*Objective:*
Quote all of the data that follows exactly as written, skipping the images.

*Dataset content:*
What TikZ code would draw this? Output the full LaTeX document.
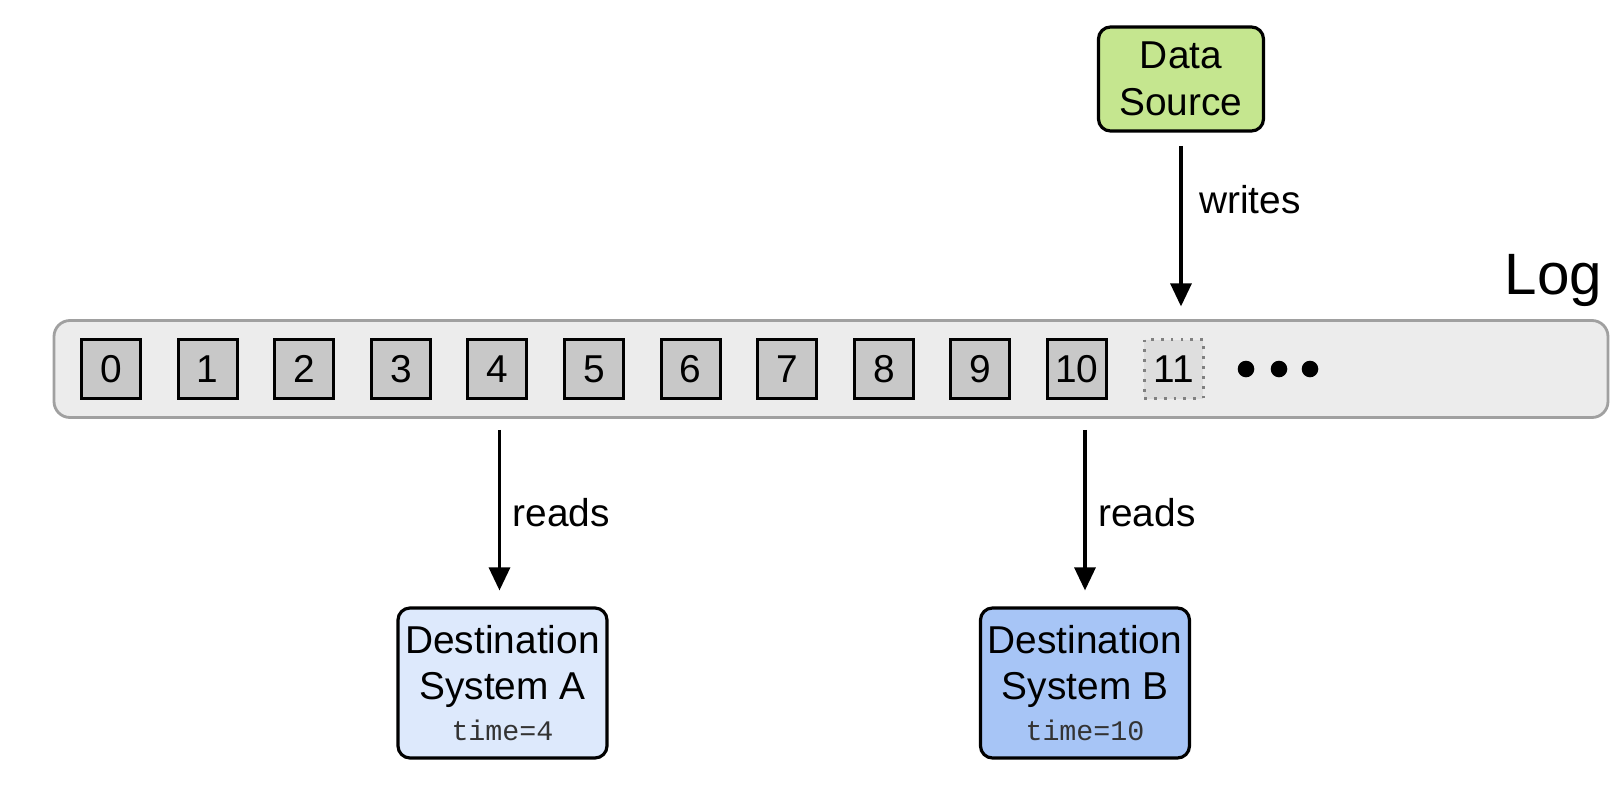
\documentclass[tikz,border=0pt]{standalone}
\usepackage{fontspec}
\setmainfont{Liberation Sans}
\setmonofont{Liberation Mono}
\usetikzlibrary{arrows.meta,calc}

\definecolor{srcgreen}{HTML}{C5E68F}
\definecolor{dstlight}{HTML}{DDE9FC}
\definecolor{dstdark}{HTML}{A7C5F6}
\definecolor{logfill}{HTML}{ECECEC}
\definecolor{logline}{HTML}{A0A0A0}
\definecolor{cellfill}{HTML}{C8C8C8}
\definecolor{nextfill}{HTML}{DEDEDE}
\definecolor{timegray}{HTML}{333333}

\tikzset{
  txt/.style={font=\fontsize{11.05}{13.3}\selectfont},
  box/.style={txt, draw, line width=0.9pt, rounded corners=0.12cm, align=center, inner sep=0pt},
  cell/.style={txt, draw, line width=0.8pt, fill=cellfill, minimum size=0.59cm, inner sep=0pt},
  nextcell/.style={cell, draw=gray, dotted, fill=nextfill},
  arr/.style={line width=0.9pt, -{Triangle[width=0.21cm,length=0.23cm]}},
}
\newcommand{\timetxt}[1]{{\ttfamily\fontsize{8.06}{9}\selectfont\color{timegray}#1}}

\begin{document}
\begin{tikzpicture}
            \useasboundingbox (0,0) rectangle (16.18,7.84);

            \node[draw=logline, line width=0.8pt, fill=logfill, rounded corners=0.16cm,
                  minimum width=15.54cm, minimum height=0.97cm] at (8.31,4.15) (LOG) {};
            \node[font=\fontsize{16.6}{19}\selectfont, anchor=base east, inner sep=0pt] at (16.03,4.90) (LOGLBL) {Log};

            \node[cell] at (1.11,4.15) (C0) {0};
            \node[cell] at (2.076,4.15) (C1) {1};
            \node[cell] at (3.042,4.15) (C2) {2};
            \node[cell] at (4.008,4.15) (C3) {3};
            \node[cell] at (4.974,4.15) (C4) {4};
            \node[cell] at (5.94,4.15) (C5) {5};
            \node[cell] at (6.906,4.15) (C6) {6};
            \node[cell] at (7.872,4.15) (C7) {7};
            \node[cell] at (8.838,4.15) (C8) {8};
            \node[cell] at (9.804,4.15) (C9) {9};
            \node[cell] at (10.77,4.15) (C10) {10};
            \node[nextcell] at (11.736,4.15) (C11) {11};
            \fill (12.46,4.15) circle (0.083) (12.79,4.15) circle (0.083) (13.10,4.15) circle (0.083);

            \node[box, fill=srcgreen, minimum width=1.65cm, minimum height=1.04cm] at (11.81,7.05) (DS) {Data\\Source};
            \node[box, fill=dstlight, minimum width=2.09cm, minimum height=1.5cm] at (5.025,1.01) (DA)
                {Destination\\System A\\[-1.7pt]\timetxt{time=4}};
            \node[box, fill=dstdark, minimum width=2.09cm, minimum height=1.5cm] at (10.85,1.01) (DB)
                {Destination\\System B\\[-1.7pt]\timetxt{time=10}};

            \draw[arr, shorten <=0.134cm, shorten >=0.127cm] (DS.south) -- (DS.south |- LOG.north)
                node[txt, right, pos=0.36, xshift=0.05cm] {writes};
            \draw[arr, shorten <=0.11cm, shorten >=0.16cm] ([xshift=-0.03cm]DA.north |- LOG.south) -- ([xshift=-0.03cm]DA.north)
                node[txt, right, midway] {reads};
            \draw[arr, shorten <=0.11cm, shorten >=0.16cm] (DB.north |- LOG.south) -- (DB.north)
                node[txt, right, midway] {reads};
        \end{tikzpicture}
\end{document}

*Response:*
What TikZ code would draw this? Output the full LaTeX document.
\documentclass[tikz,border=0pt]{standalone}
\usepackage{fontspec}
\setmainfont{Liberation Sans}
\setmonofont{Liberation Mono}
\usetikzlibrary{arrows.meta,calc}

\definecolor{srcgreen}{HTML}{C5E68F}
\definecolor{dstlight}{HTML}{DDE9FC}
\definecolor{dstdark}{HTML}{A7C5F6}
\definecolor{logfill}{HTML}{ECECEC}
\definecolor{logline}{HTML}{A0A0A0}
\definecolor{cellfill}{HTML}{C8C8C8}
\definecolor{nextfill}{HTML}{DEDEDE}
\definecolor{timegray}{HTML}{333333}

\tikzset{
  txt/.style={font=\fontsize{11.05}{13.3}\selectfont},
  box/.style={txt, draw, line width=0.9pt, rounded corners=0.12cm, align=center, inner sep=0pt},
  cell/.style={txt, draw, line width=0.8pt, fill=cellfill, minimum size=0.59cm, inner sep=0pt},
  nextcell/.style={cell, draw=gray, dotted, fill=nextfill},
  arr/.style={line width=0.9pt, -{Triangle[width=0.21cm,length=0.23cm]}},
}
\newcommand{\timetxt}[1]{{\ttfamily\fontsize{8.06}{9}\selectfont\color{timegray}#1}}

\begin{document}
\begin{tikzpicture}
            \useasboundingbox (0,0) rectangle (16.18,7.84);

            \node[draw=logline, line width=0.8pt, fill=logfill, rounded corners=0.16cm,
                  minimum width=15.54cm, minimum height=0.97cm] at (8.31,4.15) (LOG) {};
            \node[font=\fontsize{16.6}{19}\selectfont, anchor=base east, inner sep=0pt] at (16.03,4.90) (LOGLBL) {Log};

            \node[cell] at (1.11,4.15) (C0) {0};
            \node[cell] at (2.076,4.15) (C1) {1};
            \node[cell] at (3.042,4.15) (C2) {2};
            \node[cell] at (4.008,4.15) (C3) {3};
            \node[cell] at (4.974,4.15) (C4) {4};
            \node[cell] at (5.94,4.15) (C5) {5};
            \node[cell] at (6.906,4.15) (C6) {6};
            \node[cell] at (7.872,4.15) (C7) {7};
            \node[cell] at (8.838,4.15) (C8) {8};
            \node[cell] at (9.804,4.15) (C9) {9};
            \node[cell] at (10.77,4.15) (C10) {10};
            \node[nextcell] at (11.736,4.15) (C11) {11};
            \fill (12.46,4.15) circle (0.083) (12.79,4.15) circle (0.083) (13.10,4.15) circle (0.083);

            \node[box, fill=srcgreen, minimum width=1.65cm, minimum height=1.04cm] at (11.81,7.05) (DS) {Data\\Source};
            \node[box, fill=dstlight, minimum width=2.09cm, minimum height=1.5cm] at (5.025,1.01) (DA)
                {Destination\\System A\\[-1.7pt]\timetxt{time=4}};
            \node[box, fill=dstdark, minimum width=2.09cm, minimum height=1.5cm] at (10.85,1.01) (DB)
                {Destination\\System B\\[-1.7pt]\timetxt{time=10}};

            \draw[arr, shorten <=0.134cm, shorten >=0.127cm] (DS.south) -- (DS.south |- LOG.north)
                node[txt, right, pos=0.36, xshift=0.05cm] {writes};
            \draw[arr, shorten <=0.11cm, shorten >=0.16cm] ([xshift=-0.03cm]DA.north |- LOG.south) -- ([xshift=-0.03cm]DA.north)
                node[txt, right, midway] {reads};
            \draw[arr, shorten <=0.11cm, shorten >=0.16cm] (DB.north |- LOG.south) -- (DB.north)
                node[txt, right, midway] {reads};
        \end{tikzpicture}
\end{document}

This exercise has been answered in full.